Thanks to a combination of the Mamma Mia effect (which promotes the idea of a fun, feelgood night where you know all the words in advance) and the credit crunch (which promotes caution), shows based on pre-existing films or musical back-catalogues can be found dotted all over the West End at the moment.
Entering the crowded market place following a UK tour this week is Shout!, a musical worked around some of the biggest pop anthems of the 1960s, originally performed by the likes of Lulu (hence the title), Cilla Black, Petula Clark and Dusty Springfield. Lots of Dusty in fact - seven of the musical numbers in the show were made famous by her, including Wishin’ and Hoping, Son of a Preacher Man, Little By Little, and You Don’t Have To Say You Love Me.

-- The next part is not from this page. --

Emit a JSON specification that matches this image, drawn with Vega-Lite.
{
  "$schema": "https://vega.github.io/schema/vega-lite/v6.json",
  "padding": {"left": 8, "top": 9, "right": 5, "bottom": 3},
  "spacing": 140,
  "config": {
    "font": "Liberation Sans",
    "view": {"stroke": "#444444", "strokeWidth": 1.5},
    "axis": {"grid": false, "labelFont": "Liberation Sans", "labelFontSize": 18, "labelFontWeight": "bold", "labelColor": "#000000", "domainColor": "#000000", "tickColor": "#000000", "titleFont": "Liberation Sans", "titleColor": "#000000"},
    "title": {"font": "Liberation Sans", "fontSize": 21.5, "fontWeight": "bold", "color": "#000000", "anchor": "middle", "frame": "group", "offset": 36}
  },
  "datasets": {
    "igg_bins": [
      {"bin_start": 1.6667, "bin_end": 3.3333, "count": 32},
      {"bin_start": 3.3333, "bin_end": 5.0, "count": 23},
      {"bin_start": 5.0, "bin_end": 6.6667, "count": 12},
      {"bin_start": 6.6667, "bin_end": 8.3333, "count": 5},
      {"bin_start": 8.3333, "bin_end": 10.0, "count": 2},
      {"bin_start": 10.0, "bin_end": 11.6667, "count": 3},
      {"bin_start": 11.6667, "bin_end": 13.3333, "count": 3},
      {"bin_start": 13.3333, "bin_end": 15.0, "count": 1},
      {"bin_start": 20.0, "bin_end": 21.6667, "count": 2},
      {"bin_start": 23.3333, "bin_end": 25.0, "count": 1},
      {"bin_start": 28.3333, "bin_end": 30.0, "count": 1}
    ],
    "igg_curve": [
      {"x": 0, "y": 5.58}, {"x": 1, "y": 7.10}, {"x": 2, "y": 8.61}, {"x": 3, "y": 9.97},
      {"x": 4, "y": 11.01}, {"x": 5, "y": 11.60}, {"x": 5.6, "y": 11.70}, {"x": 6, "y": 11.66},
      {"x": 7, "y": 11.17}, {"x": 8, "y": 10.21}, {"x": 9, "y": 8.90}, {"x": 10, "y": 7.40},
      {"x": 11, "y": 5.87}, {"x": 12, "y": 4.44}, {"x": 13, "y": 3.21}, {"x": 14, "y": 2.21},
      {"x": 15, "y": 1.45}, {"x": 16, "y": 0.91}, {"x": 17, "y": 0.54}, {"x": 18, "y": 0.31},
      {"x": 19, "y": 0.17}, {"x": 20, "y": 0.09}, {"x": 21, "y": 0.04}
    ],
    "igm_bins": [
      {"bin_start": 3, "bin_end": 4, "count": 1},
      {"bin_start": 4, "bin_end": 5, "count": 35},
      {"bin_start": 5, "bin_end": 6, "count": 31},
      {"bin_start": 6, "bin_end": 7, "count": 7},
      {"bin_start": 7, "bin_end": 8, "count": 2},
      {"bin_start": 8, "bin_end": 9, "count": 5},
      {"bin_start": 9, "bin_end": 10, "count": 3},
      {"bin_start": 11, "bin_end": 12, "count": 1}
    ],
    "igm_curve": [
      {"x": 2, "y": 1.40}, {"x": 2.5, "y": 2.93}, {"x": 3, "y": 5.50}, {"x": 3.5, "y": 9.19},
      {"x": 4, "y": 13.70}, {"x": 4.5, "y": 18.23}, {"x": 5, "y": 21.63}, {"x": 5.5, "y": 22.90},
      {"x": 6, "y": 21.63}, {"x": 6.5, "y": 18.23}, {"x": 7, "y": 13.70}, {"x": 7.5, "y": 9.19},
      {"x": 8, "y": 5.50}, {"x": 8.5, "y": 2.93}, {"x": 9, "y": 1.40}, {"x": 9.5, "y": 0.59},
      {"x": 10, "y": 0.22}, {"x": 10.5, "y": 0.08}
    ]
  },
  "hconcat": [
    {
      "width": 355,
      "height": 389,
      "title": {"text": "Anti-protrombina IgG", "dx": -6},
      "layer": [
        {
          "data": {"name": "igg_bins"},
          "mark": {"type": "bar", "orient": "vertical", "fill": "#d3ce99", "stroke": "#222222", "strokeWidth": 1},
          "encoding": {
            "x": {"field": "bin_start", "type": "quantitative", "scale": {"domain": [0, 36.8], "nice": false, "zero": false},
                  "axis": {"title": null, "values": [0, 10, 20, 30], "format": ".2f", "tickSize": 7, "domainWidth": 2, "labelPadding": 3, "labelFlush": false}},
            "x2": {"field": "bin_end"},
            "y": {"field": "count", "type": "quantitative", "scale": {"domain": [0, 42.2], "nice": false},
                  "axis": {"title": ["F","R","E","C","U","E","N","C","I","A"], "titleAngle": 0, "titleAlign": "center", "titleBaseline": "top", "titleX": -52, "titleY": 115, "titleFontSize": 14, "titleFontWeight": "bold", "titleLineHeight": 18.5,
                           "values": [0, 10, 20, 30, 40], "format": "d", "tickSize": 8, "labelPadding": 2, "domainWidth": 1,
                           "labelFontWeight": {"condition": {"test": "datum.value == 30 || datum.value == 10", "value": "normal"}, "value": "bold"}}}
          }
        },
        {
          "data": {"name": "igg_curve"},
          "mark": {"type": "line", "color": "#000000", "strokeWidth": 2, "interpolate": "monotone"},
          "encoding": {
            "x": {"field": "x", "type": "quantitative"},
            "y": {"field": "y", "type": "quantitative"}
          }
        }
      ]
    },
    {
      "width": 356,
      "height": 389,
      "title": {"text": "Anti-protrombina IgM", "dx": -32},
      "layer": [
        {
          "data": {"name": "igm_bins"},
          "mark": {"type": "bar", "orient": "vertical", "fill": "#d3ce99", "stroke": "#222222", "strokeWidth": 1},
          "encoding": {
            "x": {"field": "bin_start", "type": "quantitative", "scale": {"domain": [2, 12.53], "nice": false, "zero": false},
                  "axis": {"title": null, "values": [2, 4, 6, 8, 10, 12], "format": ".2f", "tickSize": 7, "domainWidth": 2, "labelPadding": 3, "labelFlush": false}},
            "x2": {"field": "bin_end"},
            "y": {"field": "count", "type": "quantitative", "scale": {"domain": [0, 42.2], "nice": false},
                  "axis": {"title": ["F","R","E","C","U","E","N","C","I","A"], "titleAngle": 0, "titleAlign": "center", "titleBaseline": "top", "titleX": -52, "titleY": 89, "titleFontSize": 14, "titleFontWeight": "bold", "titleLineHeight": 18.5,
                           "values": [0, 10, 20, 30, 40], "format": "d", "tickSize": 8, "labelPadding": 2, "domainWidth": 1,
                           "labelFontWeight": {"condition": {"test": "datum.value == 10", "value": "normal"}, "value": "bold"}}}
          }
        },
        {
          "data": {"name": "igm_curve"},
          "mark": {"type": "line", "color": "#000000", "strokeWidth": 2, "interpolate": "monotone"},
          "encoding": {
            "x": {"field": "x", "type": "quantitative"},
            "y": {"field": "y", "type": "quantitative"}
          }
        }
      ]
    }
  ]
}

The songs are the key here, of course - no-one has come for the story or character development, and that, to be honest, is a good thing. There is some semblance of a plot – three Northern girls head to the bright lights of London in 1960 to make a new life for themselves, with Su Pollard’s slightly batty Aunt Yvonne as their protector and guide. Betty is the sensible one who therefore inevitably finds herself in the most trouble, Georgina wants to be a movie star, and Ruby... well, she just likes men.

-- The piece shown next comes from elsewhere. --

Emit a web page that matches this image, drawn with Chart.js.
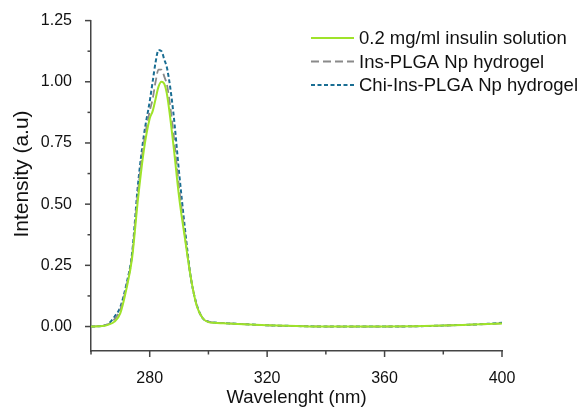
<!DOCTYPE html>
<html>
<head>
<meta charset="utf-8">
<script src="https://cdn.jsdelivr.net/npm/chart.js@4/dist/chart.umd.min.js"></script>
<style>
  body { margin: 0; background: #fff; }
</style>
</head>
<body>
<canvas id="spectrumChart" width="581" height="409"></canvas>
<script>
// wavelengths (nm)
const wavelengths = [260, 264, 266, 268, 270, 272, 274, 276, 278, 280, 281, 282, 283, 284, 285, 286, 288, 290, 292, 294, 296, 298, 300, 302, 305, 310, 320, 330, 340, 350, 360, 370, 380, 390, 395, 400]

const insulinSolution = [0, 0.002, 0.008, 0.02, 0.055, 0.15, 0.28, 0.52, 0.72, 0.85, 0.88, 0.93, 0.98, 1.0, 0.99, 0.94, 0.75, 0.53, 0.36, 0.2, 0.085, 0.035, 0.018, 0.015, 0.013, 0.01, 0.005, 0.002, 0, 0, 0, 0.001, 0.004, 0.008, 0.01, 0.012]
const insPlgaHydrogel = [0, 0.003, 0.01, 0.03, 0.07, 0.16, 0.29, 0.55, 0.75, 0.88, 0.93, 1.0, 1.05, 1.05, 1.02, 0.98, 0.8, 0.57, 0.37, 0.2, 0.088, 0.035, 0.02, 0.016, 0.014, 0.011, 0.005, 0.002, 0, 0, 0, 0.001, 0.004, 0.008, 0.01, 0.013]
const chiInsPlgaHydrogel = [0, 0.003, 0.012, 0.04, 0.08, 0.17, 0.3, 0.58, 0.78, 0.92, 1.0, 1.08, 1.13, 1.125, 1.09, 1.05, 0.88, 0.63, 0.4, 0.2, 0.09, 0.035, 0.02, 0.016, 0.014, 0.011, 0.005, 0.002, 0, 0, 0, 0.001, 0.004, 0.008, 0.011, 0.015]

const seriesLabels = ["0.2 mg/ml insulin solution", "Ins-PLGA Np hydrogel", "Chi-Ins-PLGA Np hydrogel"]

const xTickLabels = [280, 320, 360, 400]
const yTickLabels = ["0.00", "0.25", "0.50", "0.75", "1.00", "1.25"]

const FONT = "'Liberation Sans', Arial, sans-serif"
const AXIS_COLOR = "#444"
const TEXT_COLOR = "#111"

const toPoints = (values) => values.map((v, i) => ({ x: wavelengths[i], y: v }))

// minor + major ticks drawn by hand, Chart.js only draws the labels
const tickMarks = {
  id: "tickMarks",
  afterDraw(chart) {
    const ctx = chart.ctx
    const xs = chart.scales.x
    const ys = chart.scales.y
    const area = chart.chartArea
    ctx.save()
    ctx.strokeStyle = AXIS_COLOR
    ctx.lineWidth = 1.5
    for (let w = 260; w <= 400; w += 20) {
      const px = xs.getPixelForValue(w)
      const len = w % 40 === 0 ? 6 : 3.5
      ctx.beginPath()
      ctx.moveTo(px, area.bottom)
      ctx.lineTo(px, area.bottom + len)
      ctx.stroke()
    }
    for (let k = 0; k <= 10; k++) {
      const py = ys.getPixelForValue(k * 0.125)
      const len = k % 2 === 0 ? 6 : 3.5
      ctx.beginPath()
      ctx.moveTo(area.left, py)
      ctx.lineTo(area.left - len, py)
      ctx.stroke()
    }
    ctx.restore()
  },
}

// y title sits a bit above the middle of the axis in the original
const yTitle = {
  id: "yTitle",
  afterDraw(chart) {
    const ctx = chart.ctx
    ctx.save()
    ctx.translate(22.5, 174)
    ctx.rotate(-Math.PI / 2)
    ctx.font = "21px " + FONT
    ctx.fillStyle = TEXT_COLOR
    ctx.textAlign = "center"
    ctx.textBaseline = "middle"
    ctx.fillText("Intensity (a.u)", 0, 0)
    ctx.restore()
  },
}

const insideLegend = {
  id: "insideLegend",
  afterDraw(chart) {
    const ctx = chart.ctx
    ctx.save()
    ctx.font = "18.5px " + FONT
    ctx.textBaseline = "middle"
    ctx.fillStyle = TEXT_COLOR
    const rows = [38, 61.5, 85]
    chart.data.datasets.forEach((ds, i) => {
      const y = rows[i]
      ctx.strokeStyle = ds.borderColor
      ctx.lineWidth = ds.borderWidth
      ctx.setLineDash(ds.borderDash || [])
      ctx.beginPath()
      ctx.moveTo(311, y)
      ctx.lineTo(354, y)
      ctx.stroke()
      ctx.setLineDash([])
      ctx.fillText(ds.label, 359, y + 1)
    })
    ctx.restore()
  },
}

const ctx = document.getElementById("spectrumChart").getContext("2d")
new Chart(ctx, {
  type: "line",
  data: {
    datasets: [
      {
        label: seriesLabels[0],
        data: toPoints(insulinSolution),
        borderColor: "#9fe32a",
        borderWidth: 2,
        pointRadius: 0,
        cubicInterpolationMode: "monotone",
      },
      {
        label: seriesLabels[1],
        data: toPoints(insPlgaHydrogel),
        borderColor: "#8a8a8a",
        borderWidth: 1.8,
        borderDash: [8, 4],
        pointRadius: 0,
        cubicInterpolationMode: "monotone",
      },
      {
        label: seriesLabels[2],
        data: toPoints(chiInsPlgaHydrogel),
        borderColor: "#1a6e93",
        borderWidth: 2,
        borderDash: [4, 2.5],
        pointRadius: 0,
        cubicInterpolationMode: "monotone",
      },
    ],
  },
  options: {
    responsive: false,
    animation: false,
    layout: { padding: { left: 0, top: 20, right: 79, bottom: 0 } },
    plugins: { legend: { display: false }, tooltip: { enabled: false } },
    scales: {
      x: {
        type: "linear",
        min: 260,
        max: 400,
        grid: { display: false },
        border: { display: true, color: AXIS_COLOR, width: 1.5 },
        afterBuildTicks: (scale) => {
          scale.ticks = xTickLabels.map((v) => ({ value: v }))
        },
        afterFit: (scale) => {
          scale.height = 58
        },
        ticks: {
          padding: 10,
          color: TEXT_COLOR,
          font: { family: FONT, size: 16 },
          maxRotation: 0,
          callback: (v) => String(v),
        },
        title: {
          display: true,
          text: "Wavelenght (nm)",
          color: TEXT_COLOR,
          font: { family: FONT, size: 18.5 },
          padding: { bottom: 0 },
        },
      },
      y: {
        min: -0.1,
        max: 1.25,
        grid: { display: false },
        border: { display: true, color: AXIS_COLOR, width: 1.5 },
        afterBuildTicks: (scale) => {
          scale.ticks = yTickLabels.map((t) => ({ value: parseFloat(t) }))
        },
        afterFit: (scale) => {
          scale.width = 91
        },
        ticks: {
          padding: 11,
          color: TEXT_COLOR,
          font: { family: FONT, size: 16 },
          callback: (v) => Number(v).toFixed(2),
        },
      },
    },
  },
  plugins: [tickMarks, yTitle, insideLegend],
})
</script>
</body>
</html>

The acting scenes are really little more than stopgaps between the songs, however, and on more than one occasion the convoluted segues used to shoe-horn in a particular track prompted audible groans from the audience. But that is to take nothing away from the strength of the songs – these are all classics for a reason - or from the performances put in by the three main girls.
Marissa Dunlop as Ruby especially shone; her rich voice suits a lot of the big numbers, and as such she performs some great renditions of Dusty belters including I Close My Eyes and Count To Ten. Su Pollard’s voice is well worth a mention, too, however – despite being the main comedy character, she is also given a couple of the more tender numbers such as You’re My World and Yesterday When I Was Young which she performs with passion and warmth.

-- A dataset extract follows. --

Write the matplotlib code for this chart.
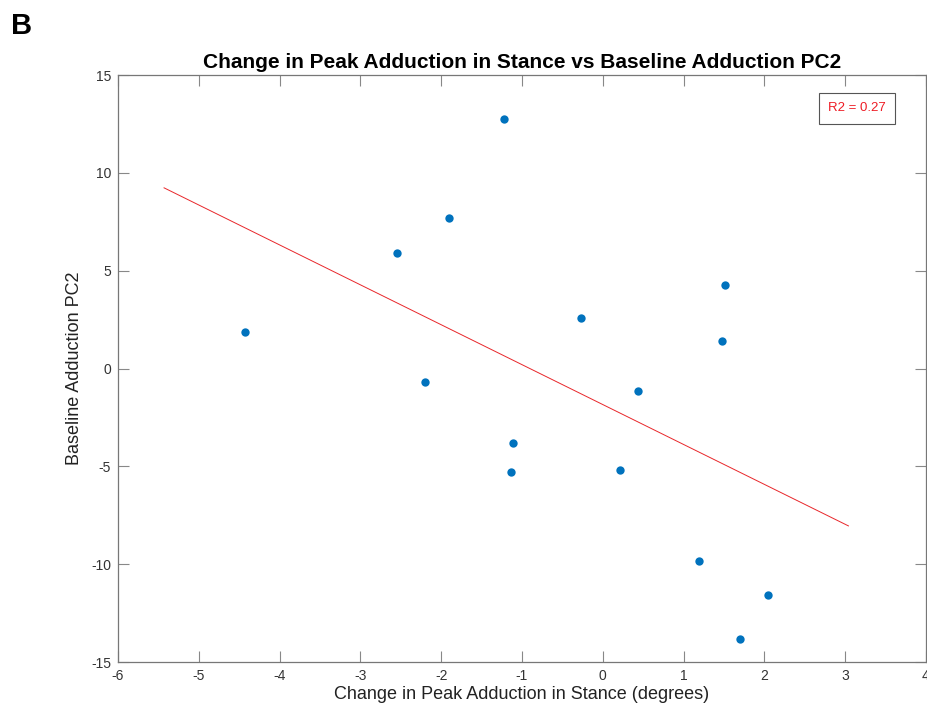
import numpy as np
import matplotlib.pyplot as plt

plt.rcParams['font.family'] = ['Liberation Sans', 'DejaVu Sans']
plt.rcParams['axes.unicode_minus'] = False

# change in peak adduction in stance (deg) vs baseline adduction PC2
change_deg = np.array([-4.43, -2.55, -1.90, -1.22, -2.20, -1.11, -1.14, -0.27,
                       0.44, 0.21, 1.51, 1.48, 1.19, 2.04, 1.70])
baseline_pc2 = np.array([1.84, 5.89, 7.68, 12.75, -0.67, -3.79, -5.27, 2.56,
                         -1.13, -5.17, 4.25, 1.38, -9.83, -11.57, -13.82])
r2_label = 'R2 = 0.27'

# least squares fit, drawn one unit past the data on each side
slope, icpt = np.polyfit(change_deg, baseline_pc2, 1)
xfit = np.array([change_deg.min() - 1, change_deg.max() + 1])
yfit = slope * xfit + icpt

fig = plt.figure(figsize=(9.28, 7.13), dpi=100)
ax = fig.add_axes([118/928, 1 - 662/713, 808/928, 587/713])

ax.plot(xfit, yfit, color='#e8262a', lw=0.7)
ax.plot(change_deg, baseline_pc2, 'o', color='#0072BD', ms=6, mec='none')

ax.set_xlim(-6, 4)
ax.set_ylim(-15, 15)
ax.set_xticks(np.arange(-6, 5, 1))
ax.set_yticks(np.arange(-15, 16, 5))

for s in ax.spines.values():
    s.set_color('#777777')
    s.set_linewidth(0.9)
ax.tick_params(direction='in', length=8, width=0.8, color='#888888',
               labelsize=10, labelcolor='#333333', top=True, right=True, pad=5)

ax.set_xlabel('Change in Peak Adduction in Stance (degrees)', fontsize=13,
              color='#222222', labelpad=2)
ax.set_ylabel('Baseline Adduction PC2', fontsize=13, color='#222222', labelpad=6)
ax.set_title('Change in Peak Adduction in Stance vs Baseline Adduction PC2',
             fontsize=15, fontweight='bold', pad=5)

ax.text(0.915, 0.943, r2_label, transform=ax.transAxes, color='#ee1c25',
        fontsize=9.5, ha='center', va='center',
        bbox=dict(boxstyle='square,pad=0.7', fc='white', ec='#555555', lw=0.8))

fig.text(11/928, 1 - 26/713, 'B', fontsize=21, fontweight='bold', va='center')

fig.savefig('out.png', dpi=100)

But while there is nothing terribly wrong with this production, it is full of little niggles which overall tend to outweigh the positives. Some of the gags are just embarrassingly bad, and even the songs, wonderful as they are, only give the narrowest of snapshots of the groundbreaking music which came out in the 1960s. And while the musical is supposed to take us through the whole decade, the passing of time is only superficially alluded to through the odd reference here and there to, say, the first Beatles record or hippie culture to denote 1967’s Summer of Love.
Shout! is a glossy, rather stereotyped look at the 1960s which makes you yearn for bit of Rolling Stones grit, and while the high-energy, classic songs and great voices ensure you will be singing along at some point or another, it simply doesn’t add up to all that much.